In a hinged-forward position, lengthen your spine, engage your mid-back and shoulders, and bring your elbows to your side. Exhale as you extend your arms straight back, keeping your elbows by your side. Inhale as you bend your arms back to starting position, keeping your elbows by your side. Repeat for 10 to 20 reps.
3. Standing straight-arm pulldown
Doing these at home, you can use a resistance band, according to Ziel, who likes the exercise for strengthening the lats.
Standing tall about a foot more than arms’ length away from your exercise band, grab the band with straight arms and lightly engage your core and mid-back as you open up across your chest. Exhale as you pull the band down, only going as far as you can while keeping your spine tall—avoid rounding your shoulders. Inhale as you control the return of the band to starting position and avoid releasing your underarm and mid-back connection. Repeat for 10 to 20 reps.
4. Standing tricep pulldown
These are similar to the straight-arm pulldowns, but instead focus on your tricep muscles. A resistance band will work for this one as well.
Standing tall about a foot more than arms’ length away from your band, grab the band and bring your elbows to your sides—not behind. Engage your core and mid-back as you open up across your chest. Exhale as you extend your arms straight while pressing down towards the floor. Avoid rounding your spine forward and keep your back lengthened, then inhale to bend your arms back to the starting position.
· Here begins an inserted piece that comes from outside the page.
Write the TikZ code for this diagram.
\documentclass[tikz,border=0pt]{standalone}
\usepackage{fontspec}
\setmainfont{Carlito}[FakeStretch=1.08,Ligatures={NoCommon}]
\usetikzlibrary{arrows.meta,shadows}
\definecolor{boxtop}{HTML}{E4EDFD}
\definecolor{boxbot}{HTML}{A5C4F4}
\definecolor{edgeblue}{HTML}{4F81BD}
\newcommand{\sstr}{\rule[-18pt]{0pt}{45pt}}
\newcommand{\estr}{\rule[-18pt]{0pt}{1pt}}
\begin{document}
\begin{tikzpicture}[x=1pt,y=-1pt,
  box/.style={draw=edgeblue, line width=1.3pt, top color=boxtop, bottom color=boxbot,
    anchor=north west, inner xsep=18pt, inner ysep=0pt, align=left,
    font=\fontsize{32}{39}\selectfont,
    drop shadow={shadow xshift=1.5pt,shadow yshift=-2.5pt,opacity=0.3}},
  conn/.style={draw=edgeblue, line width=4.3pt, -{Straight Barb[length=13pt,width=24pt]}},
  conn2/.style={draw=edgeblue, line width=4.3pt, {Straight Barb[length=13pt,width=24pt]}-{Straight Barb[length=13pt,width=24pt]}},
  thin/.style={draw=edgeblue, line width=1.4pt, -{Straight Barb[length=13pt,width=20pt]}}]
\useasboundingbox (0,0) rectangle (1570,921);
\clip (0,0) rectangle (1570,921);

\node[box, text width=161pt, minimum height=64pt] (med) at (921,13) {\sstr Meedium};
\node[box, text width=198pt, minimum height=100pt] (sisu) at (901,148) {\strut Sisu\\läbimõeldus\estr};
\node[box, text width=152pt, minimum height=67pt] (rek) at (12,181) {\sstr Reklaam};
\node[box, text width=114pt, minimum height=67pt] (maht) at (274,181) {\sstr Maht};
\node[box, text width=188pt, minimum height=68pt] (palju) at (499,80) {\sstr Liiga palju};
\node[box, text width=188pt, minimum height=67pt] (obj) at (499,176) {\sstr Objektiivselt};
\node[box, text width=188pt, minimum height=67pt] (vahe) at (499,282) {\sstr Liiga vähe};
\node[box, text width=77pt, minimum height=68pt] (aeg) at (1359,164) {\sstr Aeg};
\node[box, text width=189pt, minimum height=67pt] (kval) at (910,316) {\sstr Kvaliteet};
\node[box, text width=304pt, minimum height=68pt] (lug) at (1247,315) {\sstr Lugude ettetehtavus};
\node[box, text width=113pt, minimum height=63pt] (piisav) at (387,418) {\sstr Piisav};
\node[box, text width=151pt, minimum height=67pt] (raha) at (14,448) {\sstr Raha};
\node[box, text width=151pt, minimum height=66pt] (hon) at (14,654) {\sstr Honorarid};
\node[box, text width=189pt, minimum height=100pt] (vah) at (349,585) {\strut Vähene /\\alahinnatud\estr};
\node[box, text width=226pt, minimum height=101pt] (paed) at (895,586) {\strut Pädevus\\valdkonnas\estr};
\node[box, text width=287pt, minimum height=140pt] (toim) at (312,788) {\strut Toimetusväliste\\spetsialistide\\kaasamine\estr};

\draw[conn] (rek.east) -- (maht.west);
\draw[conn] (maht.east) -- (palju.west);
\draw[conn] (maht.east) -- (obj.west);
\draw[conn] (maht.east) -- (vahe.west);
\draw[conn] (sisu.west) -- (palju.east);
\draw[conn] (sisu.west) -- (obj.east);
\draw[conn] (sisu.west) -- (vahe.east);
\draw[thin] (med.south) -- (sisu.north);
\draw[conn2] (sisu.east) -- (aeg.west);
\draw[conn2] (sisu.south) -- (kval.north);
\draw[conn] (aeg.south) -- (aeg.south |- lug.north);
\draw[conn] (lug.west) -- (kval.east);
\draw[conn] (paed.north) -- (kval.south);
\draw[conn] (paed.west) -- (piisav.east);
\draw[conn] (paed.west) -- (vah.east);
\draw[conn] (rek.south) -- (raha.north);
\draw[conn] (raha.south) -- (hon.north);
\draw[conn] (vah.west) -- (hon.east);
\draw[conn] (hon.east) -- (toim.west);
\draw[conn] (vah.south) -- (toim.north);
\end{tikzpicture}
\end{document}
Repeat for 10 to 20 reps.
5. Pilates side twist
For a Pilates-style exercise that works your underarm muscles and your core (including your obliques), Ziel recommends working through the side twist. Modify by placing your hand on a chair or bench to take stress off of your neck if it feels to hard with your hand on the ground.
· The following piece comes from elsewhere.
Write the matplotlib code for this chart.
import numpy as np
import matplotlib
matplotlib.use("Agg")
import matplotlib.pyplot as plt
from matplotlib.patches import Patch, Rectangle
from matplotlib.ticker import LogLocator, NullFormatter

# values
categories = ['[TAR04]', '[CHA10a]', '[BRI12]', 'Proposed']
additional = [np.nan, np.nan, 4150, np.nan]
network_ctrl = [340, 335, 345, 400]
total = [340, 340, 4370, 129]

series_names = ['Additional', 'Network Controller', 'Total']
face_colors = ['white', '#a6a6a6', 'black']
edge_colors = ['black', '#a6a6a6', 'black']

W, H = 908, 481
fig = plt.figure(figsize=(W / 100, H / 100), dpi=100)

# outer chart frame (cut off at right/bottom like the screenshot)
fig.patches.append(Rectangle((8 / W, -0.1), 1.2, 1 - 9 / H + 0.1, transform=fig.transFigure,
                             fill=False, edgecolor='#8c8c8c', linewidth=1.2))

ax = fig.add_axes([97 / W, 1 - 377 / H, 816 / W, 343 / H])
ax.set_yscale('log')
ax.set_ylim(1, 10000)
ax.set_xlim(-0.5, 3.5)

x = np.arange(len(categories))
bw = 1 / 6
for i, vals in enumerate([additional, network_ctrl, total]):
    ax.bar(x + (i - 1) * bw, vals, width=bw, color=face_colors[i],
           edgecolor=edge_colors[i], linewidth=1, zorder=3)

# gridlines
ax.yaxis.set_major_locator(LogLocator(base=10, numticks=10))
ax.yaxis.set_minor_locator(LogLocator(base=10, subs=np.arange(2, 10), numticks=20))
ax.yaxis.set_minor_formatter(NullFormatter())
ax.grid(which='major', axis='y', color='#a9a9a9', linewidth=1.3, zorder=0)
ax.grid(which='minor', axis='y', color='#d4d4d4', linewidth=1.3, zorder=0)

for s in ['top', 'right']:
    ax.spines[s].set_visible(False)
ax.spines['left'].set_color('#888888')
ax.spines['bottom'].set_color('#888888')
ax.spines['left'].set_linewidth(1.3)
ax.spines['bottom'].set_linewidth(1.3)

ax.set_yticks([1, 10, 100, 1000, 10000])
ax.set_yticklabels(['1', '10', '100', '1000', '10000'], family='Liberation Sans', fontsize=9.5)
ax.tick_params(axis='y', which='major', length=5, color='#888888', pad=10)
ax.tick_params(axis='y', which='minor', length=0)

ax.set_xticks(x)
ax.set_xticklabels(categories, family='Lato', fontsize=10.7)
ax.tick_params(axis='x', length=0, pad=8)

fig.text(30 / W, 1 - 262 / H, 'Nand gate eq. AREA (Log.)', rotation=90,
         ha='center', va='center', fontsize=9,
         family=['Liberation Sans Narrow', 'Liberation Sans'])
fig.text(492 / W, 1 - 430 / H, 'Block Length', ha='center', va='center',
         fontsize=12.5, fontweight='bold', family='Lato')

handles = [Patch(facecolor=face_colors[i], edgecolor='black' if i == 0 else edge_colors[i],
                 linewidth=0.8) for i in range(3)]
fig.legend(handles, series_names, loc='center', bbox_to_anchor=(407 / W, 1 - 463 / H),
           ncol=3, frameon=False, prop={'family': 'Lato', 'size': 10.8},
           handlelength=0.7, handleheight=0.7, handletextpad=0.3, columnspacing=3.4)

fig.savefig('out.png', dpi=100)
Sitting with your hips on your mat and right hand pressing down, create opposition through your arm by pressing your hand into the mat and exhaling to feel a pulling up of the arm muscles into the shoulder and the side of your ribs. Inhale as you use your legs and arm, shoulder, and mid-back to press your body into a side plank. Exhale as you twist, piking your hips up towards the sky and pulling your torso away from your wrist. Twist as you reach your left hand around the front of your body to the right. Inhale to return to the side plank. Repeat for three to five reps then do the same on your other side.
6. Wide grip row
Mago likes this row variation for hitting the upper back muscles, and it’s one that you can do with a suspension trainer (like a TRX) or a resistance band. If you’re using a resistance band, wrap it around something at chest height.
With your palms facing downwards, keep your chest, hips, and knees in one line as you pull yourself upwards. Squeeze through the shoulder blades and bring your hands to the outside of your chest, then return to starting position with control. Try to do four sets of 15 reps.
7. Diamond push-up
For a challenging twist on the classic push-up, Mago suggests trying this one to target your chest, shoulders, and arms. “It’s a sure-fire way to light up all of those muscle groups,” he says.
Start in a push-up position, but with your hands on the floor in line with the middle of your chest in a diamond shape. Lower with control to the floor, then push through the hands as you keep the feet, knees, hips, and shoulders all in one straight line. Keep your core engaged the entire time. Do four sets of 10 to 15 reps, and drop down to your knees if you need to modify.